The disciplinary sanction
- British Home Stores v Burchell [1978] IRLR 379, a classic authority in the field of what may conveniently be called direct unfair dismissal, should not be imported wholesale into cases of constructive dismissal. But the issue here is: did the Tribunal err in law in considering whether the sanction of demotion and a final written warning fell "within the range of options open to a reasonable employer"? When we pressed Mr Gorton on what the test is for determining whether a sanction short of dismissal can be regarded as a repudiation, he answered, correctly in our view, that it is whether the sanction was disproportionate.

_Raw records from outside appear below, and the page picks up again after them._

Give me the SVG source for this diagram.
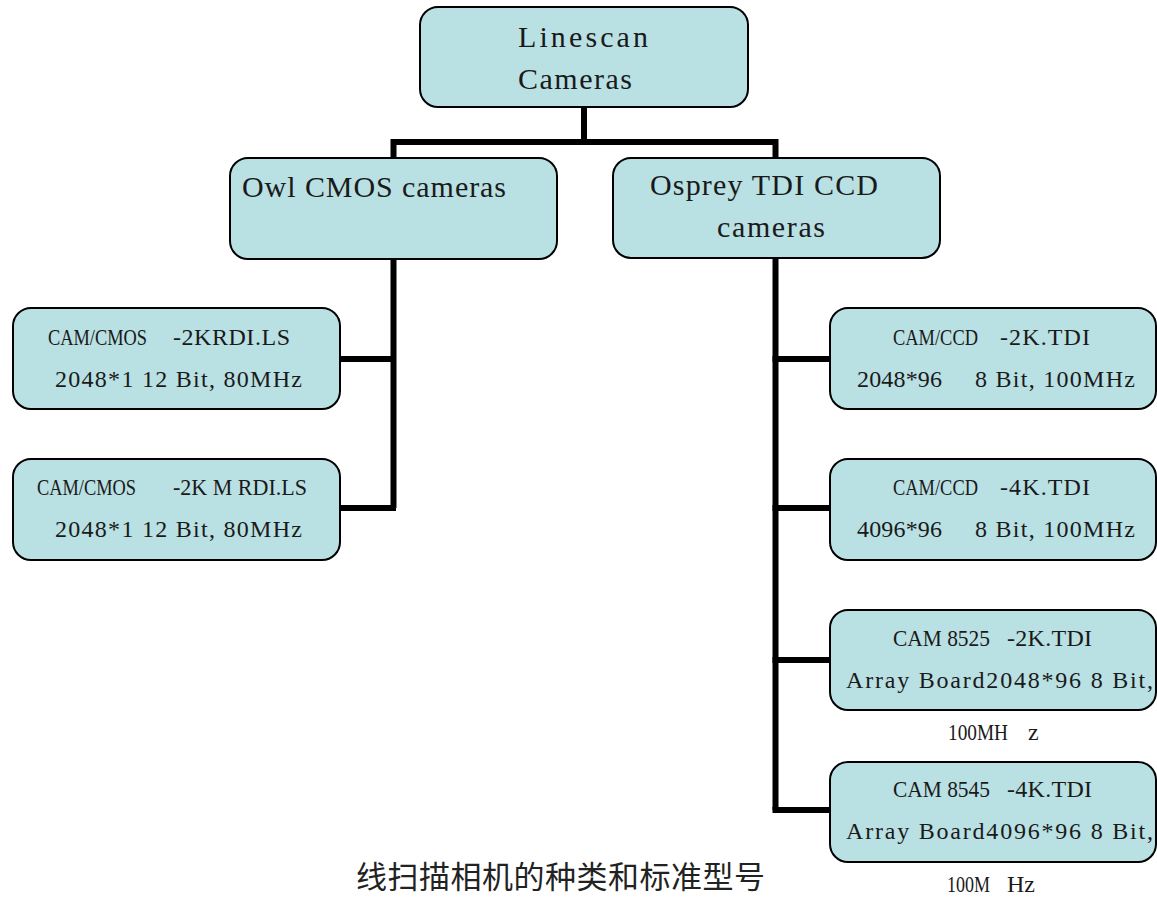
<svg xmlns="http://www.w3.org/2000/svg" width="1157" height="898" viewBox="0 0 1157 898">
<style>
.box{fill:#b9e0e3;stroke:#000;stroke-width:2}
.t{font-family:"Liberation Serif","Times New Roman",serif;fill:#1a1a1a}
.big{font-size:30px}
.sm{font-size:24px}
.conn{fill:none;stroke:#000;stroke-width:6}
.cap{font-family:"Noto Sans CJK SC","Noto Sans",sans-serif;font-size:31px;fill:#222}
</style>
<rect x="0" y="0" width="1157" height="898" fill="#fff"/>
<g id="connectors" class="conn">
<path d="M584,107 V142"/>
<path d="M393.5,159 V142 H775.5 V158"/>
<path d="M393.5,258 V508"/>
<path d="M340,359 H396"/>
<path d="M340,508 H396"/>
<path d="M775.5,258 V810"/>
<path d="M772.5,359 H830"/>
<path d="M772.5,508 H830"/>
<path d="M772.5,660 H830"/>
<path d="M772.5,810 H830"/>
</g>
<g id="root">
<rect class="box" x="420" y="7" width="328" height="100" rx="18"/>
<text class="t big" x="518" y="47" textLength="130" lengthAdjust="spacing">Linescan</text>
<text class="t big" x="518" y="89" textLength="114" lengthAdjust="spacing">Cameras</text>
</g>
<g id="owl">
<rect class="box" x="230" y="158" width="327" height="101" rx="18"/>
<text class="t big" x="242" y="197" textLength="264" lengthAdjust="spacing">Owl CMOS cameras</text>
</g>
<g id="osprey">
<rect class="box" x="613" y="158" width="327" height="100" rx="18"/>
<text class="t big" x="650" y="195" textLength="228" lengthAdjust="spacing">Osprey TDI CCD</text>
<text class="t big" x="717" y="237" textLength="108" lengthAdjust="spacing">cameras</text>
</g>
<g id="cmos1">
<rect class="box" x="13" y="308" width="327" height="101" rx="18"/>
<text class="t sm" x="48" y="345" textLength="99" lengthAdjust="spacingAndGlyphs">CAM/CMOS</text>
<text class="t sm" x="173" y="345" textLength="117" lengthAdjust="spacing">-2KRDI.LS</text>
<text class="t sm" x="55" y="387" textLength="247" lengthAdjust="spacing">2048*1 12 Bit, 80MHz</text>
</g>
<g id="cmos2">
<rect class="box" x="13" y="459" width="327" height="101" rx="18"/>
<text class="t sm" x="37" y="495" textLength="99" lengthAdjust="spacingAndGlyphs">CAM/CMOS</text>
<text class="t sm" x="173" y="495" textLength="134" lengthAdjust="spacingAndGlyphs">-2K M RDI.LS</text>
<text class="t sm" x="55" y="537" textLength="247" lengthAdjust="spacing">2048*1 12 Bit, 80MHz</text>
</g>
<g id="ccd2k">
<rect class="box" x="830" y="308" width="326" height="101" rx="18"/>
<text class="t sm" x="893" y="345" textLength="85" lengthAdjust="spacingAndGlyphs">CAM/CCD</text>
<text class="t sm" x="1000" y="345" textLength="90" lengthAdjust="spacing">-2K.TDI</text>
<text class="t sm" x="857" y="387" textLength="85" lengthAdjust="spacing">2048*96</text>
<text class="t sm" x="975" y="387" textLength="160" lengthAdjust="spacing">8 Bit, 100MHz</text>
</g>
<g id="ccd4k">
<rect class="box" x="830" y="459" width="326" height="101" rx="18"/>
<text class="t sm" x="893" y="495" textLength="85" lengthAdjust="spacingAndGlyphs">CAM/CCD</text>
<text class="t sm" x="1000" y="495" textLength="90" lengthAdjust="spacing">-4K.TDI</text>
<text class="t sm" x="857" y="537" textLength="85" lengthAdjust="spacing">4096*96</text>
<text class="t sm" x="975" y="537" textLength="160" lengthAdjust="spacing">8 Bit, 100MHz</text>
</g>
<g id="cam8525">
<rect class="box" x="830" y="610" width="326" height="100" rx="18"/>
<text class="t sm" x="893" y="646" textLength="97" lengthAdjust="spacingAndGlyphs">CAM 8525</text>
<text class="t sm" x="1007" y="646" textLength="85" lengthAdjust="spacing">-2K.TDI</text>
<text class="t sm" x="846" y="688" textLength="307" lengthAdjust="spacing">Array Board2048*96 8 Bit,</text>
<text class="t sm" x="948" y="740" textLength="60" lengthAdjust="spacingAndGlyphs">100MH</text>
<text class="t sm" x="1028" y="740">z</text>
</g>
<g id="cam8545">
<rect class="box" x="830" y="762" width="326" height="100" rx="18"/>
<text class="t sm" x="893" y="797" textLength="97" lengthAdjust="spacingAndGlyphs">CAM 8545</text>
<text class="t sm" x="1007" y="797" textLength="85" lengthAdjust="spacing">-4K.TDI</text>
<text class="t sm" x="846" y="839" textLength="307" lengthAdjust="spacing">Array Board4096*96 8 Bit,</text>
<text class="t sm" x="947" y="892" textLength="43" lengthAdjust="spacingAndGlyphs">100M</text>
<text class="t sm" x="1007" y="892" textLength="28" lengthAdjust="spacing">Hz</text>
</g>
<text class="cap" x="356" y="888" textLength="409" lengthAdjust="spacing">线扫描相机的种类和标准型号</text>
</svg>
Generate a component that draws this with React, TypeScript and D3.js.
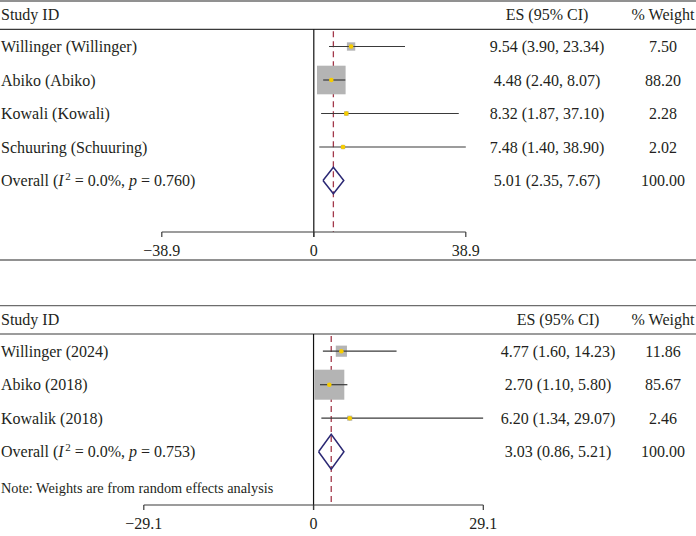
import React from 'react';
import * as d3 from 'd3';

// Upper forest plot
const studiesA = ['Willinger (Willinger)', 'Abiko (Abiko)', 'Kowali (Kowali)', 'Schuuring (Schuuring)'];
const esA = [9.54, 4.48, 8.32, 7.48];
const lowA = [3.9, 2.4, 1.87, 1.4];
const highA = [23.34, 8.07, 37.1, 38.9];
const weightA = [7.5, 88.2, 2.28, 2.02];
const overallA = [5.01, 2.35, 7.67]; // es, low, high
const hetA = ['0.0%', '0.760'];
const ticksA = [-38.9, 0, 38.9];

// Lower forest plot
const studiesB = ['Willinger (2024)', 'Abiko (2018)', 'Kowalik (2018)'];
const esB = [4.77, 2.7, 6.2];
const lowB = [1.6, 1.1, 1.34];
const highB = [14.23, 5.8, 29.07];
const weightB = [11.86, 85.67, 2.46];
const overallB = [3.03, 0.86, 5.21];
const hetB = ['0.0%', '0.753'];
const ticksB = [-29.1, 0, 29.1];

const FONT = '"Liberation Serif", "Times New Roman", serif';
const TEXT = '#231f20';
const fmt = d3.format('.2f');
const tickFmt = (v: number) => (v < 0 ? '\u2212' + d3.format('.1f')(-v) : v === 0 ? '0' : d3.format('.1f')(v));

type PanelProps = {
  top: number;
  studies: string[];
  es: number[];
  low: number[];
  high: number[];
  weight: number[];
  overall: number[];
  het: string[];
  ticks: number[];
  range: [number, number];
  boxMax: number;
  axisY: number;
  diamondHalf: number;
  esX: number;
  note?: string;
  bottomLine?: number;
};

function ForestPanel(p: PanelProps) {
  const x = d3.scaleLinear().domain([p.ticks[0], p.ticks[p.ticks.length - 1]]).range(p.range);
  const rowY = (i: number) => p.top + 45.5 + i * 33.5;
  const box = d3.scaleSqrt().domain([0, d3.max(p.weight) as number]).range([0, p.boxMax]);
  const headerLine = p.top + 28.3;
  const axisY = p.axisY;
  const overallY = rowY(p.studies.length);
  const [oEs, oLow, oHigh] = p.overall;
  const diamond = d3.line()([
    [x(oLow), overallY],
    [x(oEs), overallY - p.diamondHalf],
    [x(oHigh), overallY],
    [x(oEs), overallY + p.diamondHalf],
    [x(oLow), overallY],
  ]) as string;
  const wX = 663;

  return (
    <g fontFamily={FONT} fontSize={16} fill={TEXT}>
      <line x1={0} x2={696} y1={p.top} y2={p.top} stroke="#6d6d6d" strokeWidth={1.3} />
      <text x={1} y={p.top + 19}>Study ID</text>
      <text x={p.esX} y={p.top + 19} textAnchor="middle">ES (95% CI)</text>
      <text x={wX} y={p.top + 19} textAnchor="middle">% Weight</text>
      <line x1={0} x2={696} y1={headerLine} y2={headerLine} stroke="#3a3a3a" strokeWidth={1.2} />

      {/* zero reference */}
      <line x1={x(0)} x2={x(0)} y1={headerLine} y2={axisY + 5} stroke="#111" strokeWidth={1.2} />
      {/* pooled estimate */}
      <line
        x1={x(oEs)}
        x2={x(oEs)}
        y1={headerLine + 2}
        y2={axisY}
        stroke="#a3384a"
        strokeWidth={1.3}
        strokeDasharray="6,4"
      />

      {p.studies.map((s, i) => {
        const y = rowY(i);
        const side = box(p.weight[i]);
        return (
          <g key={s}>
            <text x={1} y={y + 5.5}>{s}</text>
            <rect x={x(p.es[i]) - side / 2} y={y - side / 2} width={side} height={side} fill="#b4b4b4" />
            <line x1={x(p.low[i])} x2={x(p.high[i])} y1={y} y2={y} stroke="#3a3a3a" strokeWidth={1.2} />
            <circle cx={x(p.es[i])} cy={y} r={2.3} fill="#f7cd00" />
            <text x={p.esX} y={y + 5.5} textAnchor="middle">
              {`${fmt(p.es[i])} (${fmt(p.low[i])}, ${fmt(p.high[i])})`}
            </text>
            <text x={wX} y={y + 5.5} textAnchor="middle">{fmt(p.weight[i])}</text>
          </g>
        );
      })}

      <text x={1} y={overallY + 5.5}>
        <tspan>Overall (</tspan>
        <tspan fontStyle="italic">I</tspan>
        <tspan dy={-6} fontSize={11} dx={1.5}>2</tspan>
        <tspan dy={6}>{` = ${p.het[0]}, `}</tspan>
        <tspan fontStyle="italic">p</tspan>
        <tspan>{` = ${p.het[1]})`}</tspan>
      </text>
      <path d={diamond} fill="none" stroke="#2b2874" strokeWidth={1.5} />
      <text x={p.esX} y={overallY + 5.5} textAnchor="middle">
        {`${fmt(oEs)} (${fmt(oLow)}, ${fmt(oHigh)})`}
      </text>
      <text x={wX} y={overallY + 5.5} textAnchor="middle">{fmt(100)}</text>

      {p.note && (
        <text x={1} y={p.top + 187.5} fontSize={14.3}>{p.note}</text>
      )}

      {/* axis */}
      <line x1={x(p.ticks[0])} x2={x(p.ticks[p.ticks.length - 1])} y1={axisY} y2={axisY} stroke="#3a3a3a" strokeWidth={1.2} />
      {p.ticks.map((t) => (
        <g key={t}>
          <line x1={x(t)} x2={x(t)} y1={axisY} y2={axisY + 5} stroke="#3a3a3a" strokeWidth={1.2} />
          <text x={x(t)} y={axisY + 23.5} textAnchor="middle">{tickFmt(t)}</text>
        </g>
      ))}

      {p.bottomLine !== undefined && (
        <line x1={0} x2={696} y1={p.bottomLine} y2={p.bottomLine} stroke="#6d6d6d" strokeWidth={1.3} />
      )}
    </g>
  );
}

export default function App() {
  return (
    <div style={{ position: 'absolute', left: 0, top: 0 }}>
      <svg width={696} height={536} style={{ display: 'block', background: '#fff' }}>
        <ForestPanel
          top={1}
          studies={studiesA}
          es={esA}
          low={lowA}
          high={highA}
          weight={weightA}
          overall={overallA}
          het={hetA}
          ticks={ticksA}
          range={[161.8, 465.8]}
          boxMax={28.6}
          axisY={232}
          diamondHalf={13.3}
          esX={547}
          bottomLine={260}
        />
        <ForestPanel
          top={305.7}
          studies={studiesB}
          es={esB}
          low={lowB}
          high={highB}
          weight={weightB}
          overall={overallB}
          het={hetB}
          ticks={ticksB}
          range={[143.8, 483.3]}
          boxMax={30}
          axisY={505}
          diamondHalf={17.5}
          esX={558}
          note="Note: Weights are from random effects analysis"
        />
      </svg>
    </div>
  );
}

- Our impression that this is a distinction without a difference in a demotion case was confirmed by BBC v Beckett [1983] IRLR 43, to which the employment Tribunal were referred, and which is effectively indistinguishable on this point from the present appeal. Mr Beckett had committed an act of serious negligence, jeopardising the safety of his colleagues. He was removed from his post as a scenic carpenter but offered an alternative post of maintenance carpenter on a trial basis, which was unacceptable to him. He resigned and successfully claimed constructive dismissal. The EAT, Neill J presiding, held that the imposition of a punishment which is "grossly out of proportion to the offence" can amount to the repudiation of a contract of service. (The adverb "grossly" arguably adds nothing to "disproportionate" or "out of proportion to the offence", but that is a debate which can be left to another day.) The EAT went on to say that it was for the Tribunal to decide whether the penalty of demotion to maintenance carpenter was within the band of reasonable penalties which a reasonable employer might impose on a man with Mr Beckett's service with the BBC. They evidently treated the two wordings as interchangeable.
- We consider that the Tribunal in Mr Bates' case asked themselves essentially the correct question and reached an answer which was properly open to them on the evidence.
Conclusion
- We are grateful to both counsel for their assistance. Notwithstanding Mr Gorton's characteristically clear and realistic submissions, the appeal is dismissed.